When “Ethical AI” Isn’t Actually Ethical
Last spring, Adobe made headlines for all the wrong reasons. The company that had positioned its Firefly AI tool as the “ethical alternative” to competitors like Midjourney was caught red-handed. During the process of training the Firefly AI model, some of the images came from competitor Midjourney: the very company Adobe had criticized for using questionable training data.
The irony was thick. Adobe had built its entire marketing strategy around being the responsible choice for enterprise customers who were “very concerned about using generative AI without understanding how it was trained.” Yet behind the scenes, they were cutting the same corners they publicly condemned. The question isn’t whether or not consumers will find out how we’re using AI: it’s when, and whether we’ll be ready for that conversation.
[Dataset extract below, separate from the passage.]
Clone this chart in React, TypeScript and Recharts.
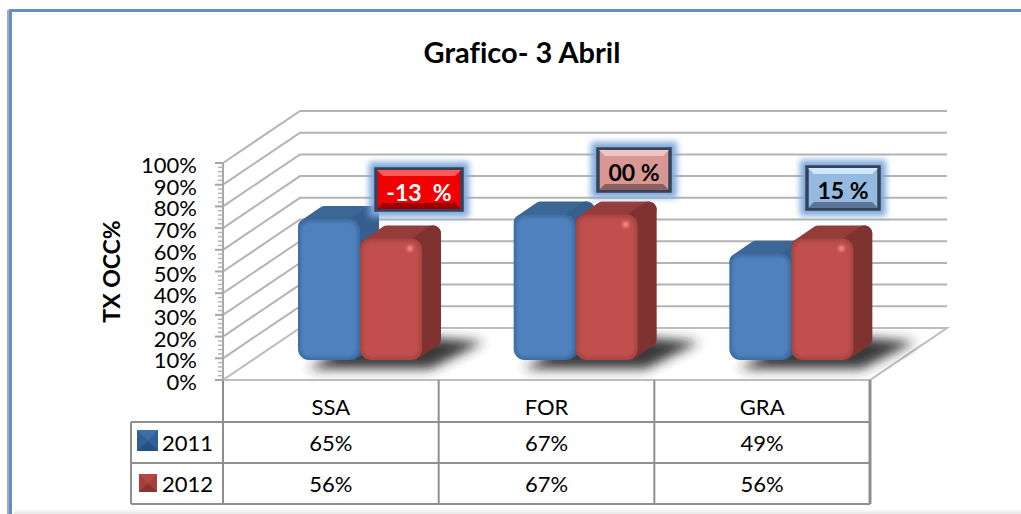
import { BarChart, Bar, XAxis, YAxis, CartesianGrid, LabelList } from "recharts";

const categories = ["SSA", "FOR", "GRA"];
const values2011 = [65, 67, 49];
const values2012 = [56, 67, 56];
const changes = ["-13  %", "00 %", "15 %"];
const yTicks = [0, 10, 20, 30, 40, 50, 60, 70, 80, 90, 100];

const chartData = categories.map((name, i) => ({
  name,
  y2011: values2011[i],
  y2012: values2012[i],
  change: changes[i],
}));

const FONT = "Lato, sans-serif";
const LEFT = 223;
const RIGHT = 870;
const TOP = 163;
const BOTTOM = 380;
// perspective of the fake 3D box
const WALL_DX = 77;
const WALL_DY = 52;
const BAR_DX = 29;
const BAR_DY = 20;
const DEPTH_X = 19;
const DEPTH_Y = 13;

const calloutStyles = [
  { box: [376, 169, 86, 41], fill: "#f00000", top: "#ff5a5a", bottom: "#9a0000", text: "#fff" },
  { box: [598, 149, 72, 42], fill: "#d99694", top: "#f0c4c2", bottom: "#8a5f5e", text: "#000" },
  { box: [807, 167, 72, 42], fill: "#95b9df", top: "#cfe8ff", bottom: "#5a7595", text: "#000" },
];

const bar3d = (front: string, top: string, side: string, edge: string) =>
  function Bar3d(props: any) {
    const { x, y, width, height } = props;
    const bx = x + BAR_DX;
    const by = y - BAR_DY;
    const r = bx + width;
    const b = by + height;
    const isRed = front === "#c0504d";
    const round = 8;
    return (
      <g>
        {!isRed && (
          <g clipPath="url(#floorClip)">
            <polygon
              points={`${r - 52},369 ${r + 70},369 ${r + 124},342 ${r + 66},337 ${r},337`}
              fill="#262626"
              fillOpacity={0.92}
              filter="url(#floorShadow)"
            />
          </g>
        )}
        <polygon
          points={`${bx + round},${by + round} ${bx + round + DEPTH_X},${by + round - DEPTH_Y} ${r - round + DEPTH_X},${by + round - DEPTH_Y} ${r - round},${by + round}`}
          fill={top}
          stroke={top}
          strokeWidth={round * 2}
          strokeLinejoin="round"
        />
        <polygon
          points={`${r - round},${by + round} ${r - round + DEPTH_X},${by + round - DEPTH_Y} ${r - round + DEPTH_X},${b - round - DEPTH_Y} ${r - round},${b - round}`}
          fill={side}
          stroke={side}
          strokeWidth={round * 2}
          strokeLinejoin="round"
        />
        <rect x={bx} y={by} width={width} height={height} rx={11} fill={edge} />
        <rect x={bx + 3} y={by + 3} width={width - 6} height={height - 6} rx={9} fill={front} filter="url(#soft)" />
        {isRed && <circle cx={r - 12} cy={by + 10} r={3} fill="#ef8f8c" filter="url(#soft)" />}
      </g>
    );
  };

const WallLine = (props: any) => {
  const { x1, x2, y1, index } = props;
  const isFloor = y1 >= BOTTOM - 1;
  return (
    <g key={`wall-${index}`}>
      {isFloor && (
        <polygon
          points={`${x1},${y1} ${x2},${y1} ${x2 + WALL_DX},${y1 - WALL_DY} ${x1 + WALL_DX},${y1 - WALL_DY}`}
          fill="#fff"
          stroke="#bdbdbd"
          strokeWidth={2}
        />
      )}
      {!isFloor && (
        <polyline
          points={`${x1},${y1} ${x1 + WALL_DX},${y1 - WALL_DY} ${x2 + WALL_DX},${y1 - WALL_DY}`}
          fill="none"
          stroke="#b4b4b4"
          strokeWidth={2}
        />
      )}
    </g>
  );
};

const YTick = (props: any) => {
  const { y, payload } = props;
  const step = (BOTTOM - TOP) / 50;
  return (
    <g>
      {payload.value < 100 &&
        [1, 2, 3, 4].map((k) => (
          <line key={k} x1={LEFT - 5} x2={LEFT} y1={y - k * step} y2={y - k * step} stroke="#b4b4b4" strokeWidth={1.5} />
        ))}
      <line x1={LEFT - 8} x2={LEFT} y1={y} y2={y} stroke="#a6a6a6" strokeWidth={2} />
      <text x={197} y={y + 10} textAnchor="end" fontFamily={FONT} fontSize={22} fill="#000">
        {`${payload.value}%`}
      </text>
    </g>
  );
};

const TableTick = (props: any) => {
  const { x, index, payload } = props;
  return (
    <g fontFamily={FONT} fontSize={22} fill="#000" textAnchor="middle">
      <text x={x} y={415}>{payload.value}</text>
      <text x={x} y={451}>{`${values2011[index]}%`}</text>
      <text x={x} y={492}>{`${values2012[index]}%`}</text>
    </g>
  );
};

const Callout = (props: any) => {
  const { index, value } = props;
  const s = calloutStyles[index];
  const [x, y, w, h] = s.box;
  const b = 7;
  return (
    <g>
      <rect x={x - 7} y={y - 7} width={w + 14} height={h + 14} fill="#7fa8da" filter="url(#glow)" />
      <rect x={x} y={y} width={w} height={h} fill={s.fill} stroke="#33435a" strokeWidth={3.5} />
      <polygon points={`${x + 1},${y + 1} ${x + w - 1},${y + 1} ${x + w - b},${y + b} ${x + b},${y + b}`} fill={s.top} />
      <polygon points={`${x + 1},${y + h - 1} ${x + w - 1},${y + h - 1} ${x + w - b},${y + h - b} ${x + b},${y + h - b}`} fill={s.bottom} />
      <text
        x={x + w / 2}
        y={y + h / 2 + 11}
        textAnchor="middle"
        fontFamily={FONT}
        fontWeight={700}
        fontSize={23}
        fill={s.text}
        style={{ whiteSpace: "pre" }}
      >
        {value}
      </text>
    </g>
  );
};

const TableFrame = () => {
  const band = (RIGHT - LEFT) / categories.length;
  const stroke = "#8f8f8f";
  const rows = [422, 463, 504];
  return (
    <g stroke={stroke} strokeWidth={2}>
      {rows.map((y) => (
        <line key={y} x1={131} x2={RIGHT} y1={y} y2={y} />
      ))}
      <line x1={131} x2={131} y1={422} y2={504} />
      {categories.map((c, i) => (
        <line key={c} x1={LEFT + band * i} x2={LEFT + band * i} y1={380} y2={504} stroke={stroke} />
      ))}
      <line x1={RIGHT} x2={RIGHT} y1={380} y2={504} strokeWidth={3} />
      <g stroke="none" filter="url(#tiny)">
        <rect x={137} y={430} width={21} height={21} fill="#2f5f98" />
        <polygon points="137,430 158,430 148,441" fill="#3c6ea8" />
        <polygon points="137,451 158,451 148,441" fill="#28517f" />
        <rect x={139} y={474} width={18} height={18} fill="#a5403d" />
        <polygon points="139,474 157,474 148,483" fill="#b24a47" />
        <polygon points="139,492 157,492 148,483" fill="#883432" />
      </g>
      <g stroke="none" fontFamily={FONT} fontSize={22} fill="#000">
        <text x={162} y={451}>2011</text>
        <text x={162} y={492}>2012</text>
      </g>
    </g>
  );
};

export default function App() {
  return (
    <div style={{ position: "absolute", left: 0, top: 0, width: 1021, height: 514, background: "#fff", overflow: "hidden" }}>
      <div style={{ position: "absolute", left: 7, top: 10, width: 2, height: 504, background: "#a8a8a8" }} />
      <div style={{ position: "absolute", left: 9, top: 10, width: 3, height: 504, background: "#5f8fcc" }} />
      <div style={{ position: "absolute", left: 9, top: 9, width: 1012, height: 3, background: "#5f8fcc" }} />
      <div
        style={{
          position: "absolute",
          left: 14,
          top: 509,
          width: 1007,
          height: 5,
          background: "linear-gradient(#ffffff, #e6e6e6)",
        }}
      />
      <BarChart
        width={1021}
        height={514}
        data={chartData}
        barSize={62}
        barGap={0}
        margin={{ top: TOP, right: 1021 - RIGHT, bottom: 4, left: 163 }}
        style={{ position: "absolute", left: 0, top: 0 }}
      >
        <defs>
          <filter id="floorShadow" filterUnits="userSpaceOnUse" x={LEFT} y={300} width={RIGHT - LEFT + WALL_DX} height={110}>
            <feGaussianBlur stdDeviation="6" />
          </filter>
          <filter id="soft" x="-20%" y="-20%" width="140%" height="140%">
            <feGaussianBlur stdDeviation="1.5" />
          </filter>
          <filter id="tiny" x="-5%" y="-5%" width="110%" height="110%">
            <feGaussianBlur stdDeviation="0.7" />
          </filter>
          <filter id="glow" x="-30%" y="-50%" width="160%" height="200%">
            <feGaussianBlur stdDeviation="3" />
          </filter>
          <clipPath id="floorClip">
            <rect x={LEFT} y={330} width={RIGHT - LEFT + WALL_DX} height={BOTTOM - 331} />
          </clipPath>
        </defs>
        <CartesianGrid vertical={false} horizontal={WallLine as any} />
        <XAxis
          dataKey="name"
          height={130}
          axisLine={false}
          tickLine={false}
          interval={0}
          tick={TableTick as any}
        />
        <YAxis
          width={60}
          domain={[0, 100]}
          ticks={yTicks}
          interval={0}
          tickLine={false}
          axisLine={{ stroke: "#a6a6a6", strokeWidth: 2 }}
          tick={YTick as any}
          label={{
            value: "TX OCC%",
            angle: -90,
            position: "insideLeft",
            dx: -56,
            style: { fontFamily: FONT, fontWeight: 700, fontSize: 23, fill: "#000", textAnchor: "middle" },
          }}
        />
        <Bar
          dataKey="y2011"
          isAnimationActive={false}
          shape={bar3d("#4f81bd", "#3c6795", "#365f8e", "#3f6ea6") as any}
        />
        <Bar
          dataKey="y2012"
          isAnimationActive={false}
          shape={bar3d("#c0504d", "#943c3a", "#7f3331", "#a94542") as any}
        >
          <LabelList dataKey="change" content={Callout as any} />
        </Bar>
        <TableFrame />
        <text
          x={522}
          y={63}
          textAnchor="middle"
          fontFamily={FONT}
          fontWeight={700}
          fontSize={29}
          fill="#000"
          style={{ fontVariantLigatures: "none" }}
        >
          Grafico- 3 Abril
        </text>
      </BarChart>
    </div>
  );
}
As marketers, we’re caught in a perfect storm. Consumer skepticism toward AI is high, regulatory scrutiny is increasing, and our industry’s credibility is already fragile after years of data privacy scandals and “black box” advertising algorithms. The numbers tell the story: 86% of Americans say transparency from businesses is more important than ever before, according to Sprout Social research. Meanwhile, 81% of consumers must trust a brand to buy from it, per the Edelman Trust Barometer. We’re asking consumers to trust us with AI-generated content at precisely the moment when trust has become our scarcest resource.
This matters especially for brands targeting the New American Middle, a pragmatic subset of American consumers who value authenticity. They’re not anti-technology, but they are anti-manipulation. And they have long memories for brands that burn them.